The Corner

Biden’s Old-School Demagogy

This one was hard to watch, and I suspect many fewer people did watch it than watched the first presidential debate. The vice-presidential debate resembled one of those cacophonous political talk shows that call it dialogue when they encourage guests to talk over each other. Biden was the chief, almost the only, offender, but if you had listened over the radio you might have thought he won anyway, so oleaginous and unashamed was he. This was demagogy old-school style, without a trace of irony, betrayed only by the Joker-like smile.
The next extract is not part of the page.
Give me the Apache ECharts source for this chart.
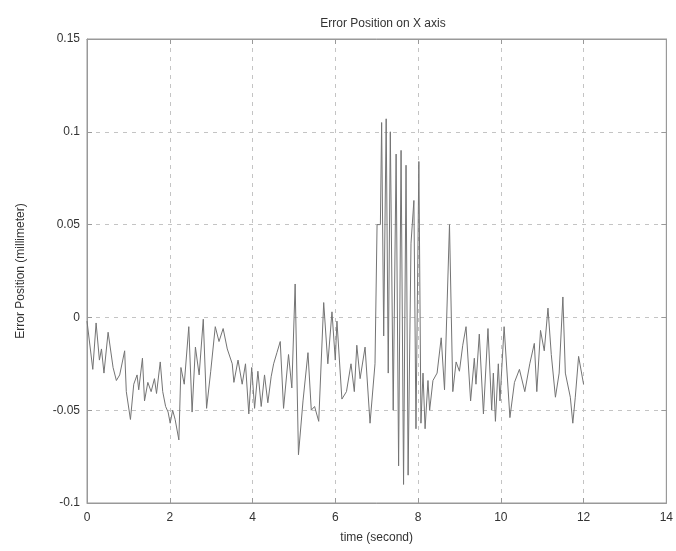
<!DOCTYPE html>
<html>
<head>
<meta charset="utf-8">
<script src="https://cdn.jsdelivr.net/npm/echarts@6/dist/echarts.min.js"></script>
<style>html,body{margin:0;padding:0;background:#fff;}#c{width:676px;height:551px;}</style>
</head>
<body>
<div id="c"></div>
<script>
const titleText = "Error Position on X axis";
const xName = "time (second)";
const yName = "Error Position (millimeter)";
const xTicks = [0, 2, 4, 6, 8, 10, 12, 14];
const yTicks = [-0.1, -0.05, 0, 0.05, 0.1, 0.15];

const timeSec = [
 0.00,0.14,0.22,0.30,0.35,0.41,0.51,0.63,0.71,0.79,0.91,0.95,1.05,1.13,1.21,1.25,1.34,1.39,1.47,1.55,
 1.63,1.68,1.77,1.83,1.90,1.96,2.01,2.07,2.13,2.22,2.27,2.35,2.46,2.54,2.62,2.71,2.81,2.89,2.99,3.10,
 3.19,3.29,3.39,3.51,3.55,3.65,3.75,3.83,3.91,3.98,4.05,4.13,4.21,4.29,4.37,4.45,4.51,4.59,4.67,4.75,
 4.87,4.95,5.03,5.11,5.22,5.34,5.42,5.50,5.60,5.72,5.82,5.92,6.00,6.04,6.16,6.27,6.38,6.46,6.52,6.60,
 6.72,6.84,6.96,7.01,7.09,7.12,7.17,7.23,7.28,7.33,7.40,7.47,7.53,7.59,7.65,7.71,7.76,7.83,7.90,7.95,
 8.02,8.07,8.12,8.17,8.24,8.28,8.36,8.46,8.56,8.64,8.76,8.84,8.92,9.00,9.08,9.16,9.27,9.36,9.40,9.48,
 9.58,9.69,9.78,9.82,9.87,9.94,9.98,10.08,10.22,10.33,10.45,10.58,10.70,10.81,10.87,10.96,11.05,11.14,11.22,11.32,
 11.41,11.50,11.56,11.68,11.74,11.80,11.88,12.00
];
const errorPos = [
 -0.002,-0.028,-0.003,-0.023,-0.017,-0.030,-0.008,-0.027,-0.034,-0.031,-0.018,-0.040,-0.055,-0.036,-0.031,-0.039,-0.022,-0.045,-0.035,-0.040,
 -0.033,-0.041,-0.024,-0.040,-0.048,-0.051,-0.057,-0.050,-0.055,-0.066,-0.027,-0.036,-0.005,-0.051,-0.016,-0.031,-0.001,-0.049,-0.029,-0.005,
 -0.013,-0.006,-0.017,-0.025,-0.035,-0.023,-0.036,-0.025,-0.052,-0.027,-0.049,-0.029,-0.048,-0.031,-0.046,-0.032,-0.025,-0.019,-0.013,-0.049,
 -0.020,-0.038,0.018,-0.074,-0.045,-0.019,-0.050,-0.048,-0.056,0.008,-0.025,0.003,-0.023,-0.002,-0.044,-0.040,-0.025,-0.040,-0.015,-0.033,
 -0.016,-0.057,-0.025,0.050,0.050,0.105,-0.010,0.107,-0.030,0.100,-0.050,0.088,-0.080,0.090,-0.090,0.082,-0.085,0.040,0.063,-0.060,
 0.084,-0.057,-0.030,-0.060,-0.034,-0.050,-0.034,-0.030,-0.011,-0.039,0.050,-0.040,-0.024,-0.029,-0.015,-0.005,-0.045,-0.022,-0.036,-0.009,
 -0.052,-0.006,-0.050,-0.030,-0.056,-0.025,-0.045,-0.005,-0.054,-0.035,-0.028,-0.040,-0.025,-0.014,-0.040,-0.007,-0.018,0.005,-0.020,-0.043,
 -0.030,0.011,-0.030,-0.043,-0.057,-0.043,-0.021,-0.036
];

const chart = echarts.init(document.getElementById('c'), null, {renderer:'canvas'});
const font = 'Liberation Sans, Arial, sans-serif';
const tickStyle = {show: true, inside: true, length: 5, lineStyle: {color: '#999'}};
const gridDash = {show: true, lineStyle: {type: [4, 5], color: '#c4c4c4', width: 1}};
chart.setOption({
  animation: false,
  backgroundColor: '#ffffff',
  title: {
    text: titleText, left: 378, top: 13, textAlign: 'center',
    textStyle: {fontFamily: font, fontSize: 12, fontWeight: 'normal', color: '#333'}
  },
  grid: {left: 87, right: 6, top: 39, bottom: 48, show: true, borderColor: '#999', borderWidth: 1, backgroundColor: 'transparent'},
  xAxis: [{
    type: 'value', min: xTicks[0], max: xTicks[xTicks.length-1], interval: 2,
    name: xName, nameLocation: 'middle', nameGap: 29,
    nameTextStyle: {fontFamily: font, fontSize: 12, color: '#333'},
    axisLine: {show: true, onZero: false, lineStyle: {color: '#999'}},
    axisTick: tickStyle,
    axisLabel: {fontFamily: font, fontSize: 12, color: '#333', margin: 9},
    splitLine: gridDash
  }, {
    type: 'value', position: 'top', min: xTicks[0], max: xTicks[xTicks.length-1], interval: 2,
    axisLine: {show: true, onZero: false, lineStyle: {color: '#999'}},
    axisTick: tickStyle, axisLabel: {show: false}, splitLine: {show: false}
  }],
  yAxis: [{
    type: 'value', min: yTicks[0], max: yTicks[yTicks.length-1], interval: 0.05,
    name: yName, nameLocation: 'middle', nameGap: 60, nameRotate: 90,
    nameTextStyle: {fontFamily: font, fontSize: 12, color: '#333'},
    axisLine: {show: true, onZero: false, lineStyle: {color: '#999'}},
    axisTick: tickStyle,
    axisLabel: {fontFamily: font, fontSize: 12, color: '#333', margin: 7,
      formatter: v => String(Math.round(v*100)/100)},
    splitLine: gridDash
  }, {
    type: 'value', position: 'right', min: yTicks[0], max: yTicks[yTicks.length-1], interval: 0.05,
    axisLine: {show: true, onZero: false, lineStyle: {color: '#999'}},
    axisTick: tickStyle, axisLabel: {show: false}, splitLine: {show: false}
  }],
  series: [{
    type: 'line',
    xAxisIndex: 0, yAxisIndex: 0,
    data: timeSec.map((t, i) => [t, errorPos[i]]),
    showSymbol: false, symbol: 'none',
    lineStyle: {color: '#747474', width: 1},
    silent: true
  }]
});
</script>
</body>
</html>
Thank goodness for television.

Still, politics usually trumps policy, and Ryan never attributed, or at least never seemed to attribute, a bad motive to Biden. He attacked the administration’s policies mostly as failures rather than as injustices, and it was unfortunate that he didn’t or couldn’t pound away at Obamacare until late in the debate. (To his credit, he did attack Solyndra and crony capitalism.) Why do the Democrats favor greater dependency on government? Why do they accept economic stagnation and insist on redistribution? Ryan never quite said.

Biden, by contrast, was emphatically political throughout; he enjoyed flaying the Republicans as toadies of the richest and greediest families in America. Too bad for him that Romney wrote off only 47 percent of the electorate. That leaves 53 percent, a decidedly democratic, not oligarchic, number. And besides, it’s better if snake-oil salesmen do not look and act like snake-oil salesmen. In that connection, I was disappointed, though, that he didn’t repeat the pledge he made in Florida the other day, of free colonoscopies for Medicare recipients. Perhaps Obama’s economic policies have made the procedure redundant.

On foreign policy, Biden’s stonewalling on Libya did not put the doubts to rest, only encouraging them. But he was effective in exposing the awkwardness of Romney-Ryan’s halfhearted neoconservatism: They want a tougher policy in the Middle East but no new ground wars, the same withdrawal date from Afghanistan, and democratization only where it inconveniences our enemies. On Iran, some differences between the parties glimmered but never became distinct. The word Ryan could not utter was “victory.” Republicans stopped talking about that in regard to the Mideast and the war against terrorism a long time ago.

Charles R. Kesler, a professor of government at Claremont McKenna College, is the editor of the Claremont Review of Books.